Sunday, September 03, 2006

smells

smells trigger memories.

i am at my aunt and uncles.
i am sleeping downstairs.
it reminds me of christmas.
the smell.
the food.
the people.
i usually come here for thanksgiving. and...thanksgiving reminds me of christmas. so...right now i feel like christmas is close. and...i like christmas. it reminds me of family. but family reminds of me closeness. relationships. and love. i feel like i'm missing love in my life. and that makes me sad. i want to stop being sad. to stop desiring what is NOT mine right now. to stop pouting. i always tell a friend of mine to stop pouting...but, dang it, that's what i find myself doing. i don't want that anymore. i am finished! i am to enjoy this time in my life and what God has for me! thank you for this time. thank you for what you have blessed me w/ in the past...even though it no longer is there. thank you for what you have done in my life since that time. you are an awesome God...who cares about my heart. may i really believe that! give me joy tomorrow....as i seek to follow you and love others around me!

family.

i realize how important family is.

i long for family.

i long for someone to share the love that overflows in my heart.

i want to spur others on in truth.

but i want someone to share my life w/. the good. the bad. the ugly. the joyful. the happy. the mundane. dang it. i want deep relationships.

i am living w/ my parents. which is good to an extent. but, not so great as well. i don't want to become 'ok' w/ things. and be 'ok' w/ the superficial and not going deep. it's too easy for me to revert back to being a kid. letting my mom take care of me. not challenging myself...not being disciplined. when i lived w/ others and around others and was mostly alone in life...i felt that challenge to take care of myself. to reach out to others around me... but, now that i'm w/ my family...i could just as easily sit and watch others interact and be lazy. not work at relationships. i don't want to be lazy! i want to ask deep questions...good questions. why am i lazy? i see this laziness seep into me. am i being too hard on myself? or not hard enough? i wanted to get up early this morning and study. but i slept in. i didn't even go to church.

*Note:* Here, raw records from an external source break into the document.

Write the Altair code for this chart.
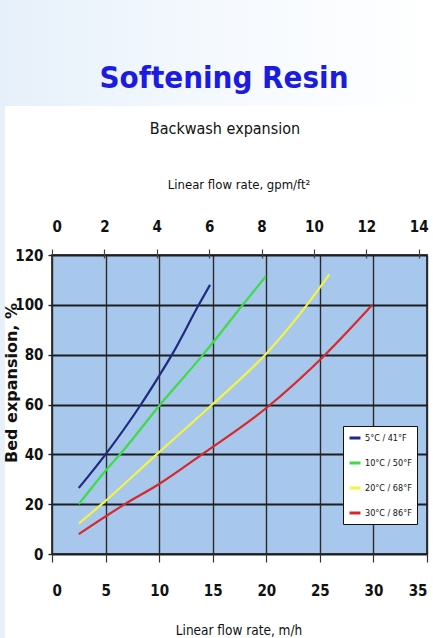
import altair as alt
import pandas as pd

# Backwash expansion curves: linear flow rate (m/h) vs bed expansion (%)
series_labels = ["5°C / 41°F", "10°C / 50°F", "20°C / 68°F", "30°C / 86°F"]
series_colors = ["#1f2a80", "#3ddc44", "#f4f442", "#d8282c"]

rate_5c = [2.5, 5.0, 8.3, 10.0, 11.2, 13.7, 14.75]
exp_5c = [26.5, 40, 60, 71.5, 80, 100, 108]

rate_10c = [2.5, 5.0, 6.35, 10.1, 14.1, 17.8, 19.95]
exp_10c = [20, 33.4, 40, 60, 80, 100, 111.4]

rate_20c = [2.5, 4.64, 9.77, 14.96, 19.9, 23.8, 25.9]
exp_20c = [12.2, 20, 40, 60, 80, 100, 112.3]

rate_30c = [2.5, 6.8, 10.0, 14.0, 20.0, 25.5, 29.9]
exp_30c = [8, 20, 28.1, 40, 58.6, 80, 100]

x_ticks_mh = [0, 5, 10, 15, 20, 25, 30, 35]
x_ticks_gpm = [0, 2, 4, 6, 8, 10, 12, 14]
y_ticks = [0, 20, 40, 60, 80, 100, 120]
MH_PER_GPM_FT2 = 2.4448  # 1 gpm/ft² expressed in m/h

rows = []
for label, rates, exps in zip(series_labels,
                              [rate_5c, rate_10c, rate_20c, rate_30c],
                              [exp_5c, exp_10c, exp_20c, exp_30c]):
    for r, e in zip(rates, exps):
        rows.append({"series": label, "rate": r, "expansion": e})
df = pd.DataFrame(rows)

NARROW = "'Liberation Sans Narrow', 'DejaVu Sans Condensed', sans-serif"
W, H = 375, 299
one = pd.DataFrame({"k": [0]})

# page decoration around the white chart panel
band = alt.Chart(one).mark_rect(
    fill=alt.Gradient(
        gradient="linear",
        stops=[alt.GradientStop(color="#e6f0fa", offset=0),
               alt.GradientStop(color="#f6fafe", offset=0.55),
               alt.GradientStop(color="#ffffff", offset=1)],
        x1=0, x2=1, y1=0, y2=0),
).encode(x=alt.value(-52), x2=alt.value(381), y=alt.value(-255), y2=alt.value(-149))

strip = alt.Chart(one).mark_rect(fill="#e8f1fa").encode(
    x=alt.value(-52), x2=alt.value(-47), y=alt.value(-149), y2=alt.value(383))

lines = alt.Chart(df).mark_line(interpolate="monotone", strokeWidth=2.2).encode(
    x=alt.X("rate:Q",
            scale=alt.Scale(domain=[0, 35], nice=False),
            axis=alt.Axis(orient="bottom", values=x_ticks_mh, title=None,
                          grid=True, gridColor="#2a2a2a", gridWidth=1.4,
                          domain=False, tickSize=8, tickColor="#333333", tickWidth=1.2,
                          labelFont=NARROW, labelFontWeight="bold", labelFontSize=15,
                          labelColor="#111111", labelBaseline="alphabetic",
                          labelPadding=33)),
    y=alt.Y("expansion:Q",
            scale=alt.Scale(domain=[0, 120], nice=False),
            axis=alt.Axis(values=y_ticks, title=None,
                          grid=True, gridColor="#1e1e1e", gridWidth=1.8,
                          domain=False, tickSize=4, tickColor="#222222", tickWidth=1.4,
                          labelFont=NARROW, labelFontWeight="bold", labelFontSize=15,
                          labelColor="#111111", labelPadding=5)),
    color=alt.Color("series:N",
                    scale=alt.Scale(domain=series_labels, range=series_colors),
                    legend=alt.Legend(title=None, orient="none", legendX=291, legendY=171,
                                      symbolType="stroke", symbolSize=120,
                                      symbolStrokeWidth=3, labelFont=NARROW,
                                      labelFontSize=9, labelColor="#111111",
                                      labelOffset=3, rowPadding=12, padding=5,
                                      fillColor="white", strokeColor="#111111",
                                      cornerRadius=0)),
    order=alt.Order("rate:Q"),
)

# secondary top axis in gpm/ft²
gpm_df = pd.DataFrame({"gpm": x_ticks_gpm})
top_axis = alt.Chart(gpm_df).mark_point(opacity=0).encode(
    x=alt.X("gpm:Q",
            scale=alt.Scale(domain=[0, 35 / MH_PER_GPM_FT2], nice=False, zero=True),
            axis=alt.Axis(orient="top", values=x_ticks_gpm, title=None, grid=False,
                          domain=False, offset=-3, tickSize=9, tickColor="#444444",
                          tickWidth=1.2, labelFont=NARROW, labelFontWeight="bold",
                          labelFontSize=15, labelColor="#111111",
                          labelBaseline="alphabetic", labelPadding=18)),
)


def label(text, x, y, size, weight="normal", color="#111111", font=NARROW, angle=0):
    return alt.Chart(one).mark_text(
        text=text, font=font, fontSize=size, fontWeight=weight, color=color,
        align="center", baseline="alphabetic", angle=angle,
    ).encode(x=alt.value(x), y=alt.value(y))


title_main = label("Softening Resin", 172, -167, 31, weight="bold", color="#1c1ce0")
title_sub = label("Backwash expansion", 173, -121, 16)
title_top = label("Linear flow rate, gpm/ft²", 187, -66, 13)
title_bottom = label("Linear flow rate, m/h", 187, 380, 13.5)
title_y = alt.Chart(one).mark_text(
    text="Bed expansion, %", font="DejaVu Sans", fontSize=16, fontWeight="bold",
    color="#111111", align="center", baseline="middle", angle=270,
).encode(x=alt.value(-40), y=alt.value(128))

chart = alt.layer(
    band, strip, lines, top_axis,
    title_main, title_sub, title_top, title_bottom, title_y,
).resolve_scale(x="independent").properties(
    width=W, height=H,
    autosize=alt.AutoSizeParams(type="none"),
    padding={"left": 52, "top": 255, "right": 6, "bottom": 84},
    background="white",
).configure_view(
    fill="#a7c7ec", stroke="#151515", strokeWidth=1.6,
)

chart.save("out.html", embed_options={"renderer": "svg", "actions": False})
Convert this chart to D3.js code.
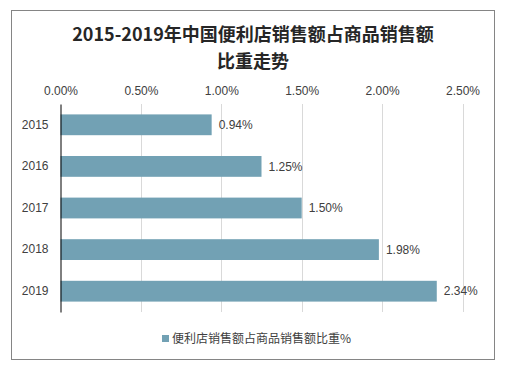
<!DOCTYPE html>
<html>
<head>
<meta charset="utf-8">
<script src="https://cdn.jsdelivr.net/npm/d3@7"></script>
<style>
  body { margin: 0; background: #fff; }
  svg { display: block; font-family: "Liberation Sans", Arial, sans-serif; }
</style>
</head>
<body>
<svg id="chart" width="509" height="374"></svg>
<script>
const years = ["2015", "2016", "2017", "2018", "2019"];
const shares = [0.94, 1.25, 1.50, 1.98, 2.34];
const xTicks = [0, 0.5, 1.0, 1.5, 2.0, 2.5];
const titleLines = ["2015-2019年中国便利店销售额占商品销售额", "比重走势"];
const legendLabel = "便利店销售额占商品销售额比重%";

const svg = d3.select("#chart");
const barColor = "#72a1b4";

// outer frame
svg.append("rect")
  .attr("x", 11.5).attr("y", 10.5)
  .attr("width", 483).attr("height", 349)
  .attr("fill", "#fff").attr("stroke", "#858585");

const panel = { left: 60.5, right: 462.5, top: 104, bottom: 312 };

const x = d3.scaleLinear([0, 2.5], [panel.left, panel.right]);
const y = d3.scaleBand(years, [panel.top, panel.bottom]).paddingInner(0.5).paddingOuter(0.25);

// title
svg.append("g")
  .selectAll("text")
  .data(titleLines)
  .join("text")
  .attr("x", 253)
  .attr("y", (d, i) => 41 + i * 27)
  .attr("text-anchor", "middle")
  .attr("font-family", "'Noto Sans CJK SC', sans-serif")
  .attr("font-weight", "bold")
  .attr("font-size", 18)
  .attr("fill", "#262626")
  .text(d => d);

// gridlines
svg.append("g")
  .selectAll("line")
  .data(xTicks.slice(1))
  .join("line")
  .attr("x1", d => Math.round(x(d)) + 0.5)
  .attr("x2", d => Math.round(x(d)) + 0.5)
  .attr("y1", panel.top)
  .attr("y2", panel.bottom)
  .attr("stroke", "#d9d9d9");

// top axis labels
const axis = d3.axisTop(x).tickValues(xTicks).tickFormat(d => d.toFixed(2) + "%").tickSize(0).tickPadding(0);
svg.append("g")
  .attr("transform", "translate(0, 95)")
  .call(axis)
  .call(g => g.select(".domain").remove())
  .selectAll("text")
  .attr("font-size", 12)
  .attr("fill", "#404040");

// bars
svg.append("g")
  .selectAll("rect")
  .data(years)
  .join("rect")
  .attr("x", x(0))
  .attr("y", d => y(d))
  .attr("width", (d, i) => x(shares[i]) - x(0))
  .attr("height", y.bandwidth())
  .attr("fill", barColor);

// value labels
svg.append("g")
  .selectAll("text")
  .data(years)
  .join("text")
  .attr("x", (d, i) => x(shares[i]) + 7)
  .attr("y", d => y(d) + y.bandwidth() / 2)
  .attr("dy", "0.35em")
  .attr("font-size", 12)
  .attr("fill", "#404040")
  .text((d, i) => shares[i].toFixed(2) + "%");

// category axis
svg.append("g")
  .attr("transform", `translate(${panel.left}, 0)`)
  .call(d3.axisLeft(y).tickSize(0).tickPadding(12))
  .call(g => g.select(".domain").attr("stroke", "#000"))
  .selectAll("text")
  .attr("font-size", 12)
  .attr("fill", "#404040");

// legend
const legend = svg.append("g").attr("transform", "translate(162, 339)");
legend.append("rect")
  .attr("x", 0).attr("y", -4)
  .attr("width", 7).attr("height", 7)
  .attr("fill", barColor);
legend.append("text")
  .attr("x", 10)
  .attr("y", 0)
  .attr("dy", "0.35em")
  .attr("font-family", "'Noto Sans CJK SC', sans-serif")
  .attr("font-size", 12)
  .attr("fill", "#404040")
  .text(legendLabel);
</script>
</body>
</html>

i was also going to get up early and devote my mornings to personal time w/ God...and my afternoons to studying the stuff for my classes. that didn't work. i just slept and ate breakfast. i don't like getting up cuz i don't want to go to work and have some kid bite me. i don't like this lazy pattern i see in me. one of the least attractive things about others to me...is their lack of concern and seeming lazy spirit towards others. like...laying on the couch watching tv and not interacting w/ others. sure...it's been a long week..and it's good to unwind...but, aren't relationships fulfilling? maybe not to all people...but you're not around extended family a lot. INTERACT! but...nah...i do the same thing. i just get bitter about it deep down.

and get sad b/c i don't have someone to share my life w/....and to talk w/...and to be real w/. i long for that. i feel alone... i want to sit w/ someone and read. i want to swing on the bench w/ someone... those things aren't fun alone.

i'm just dang lonely and having a hard time going to God w/ it. it makes me almost run futher away. oh..make that stop Father! i want YOU to inflitrate my heart.

argh...i feel this frustration and lack of peace unfolding in my heart again. much of a similar nature to that of last year. why? i didn't feel that most of this summer. what am i discontent about? have i made a wrong decision? God...clense my heart...and direct me in the way you would like me to go. i know it's not about what i do...but, put me in the place that is best for you.

take control...take control....give me words...and may i be strong...and not tossed around.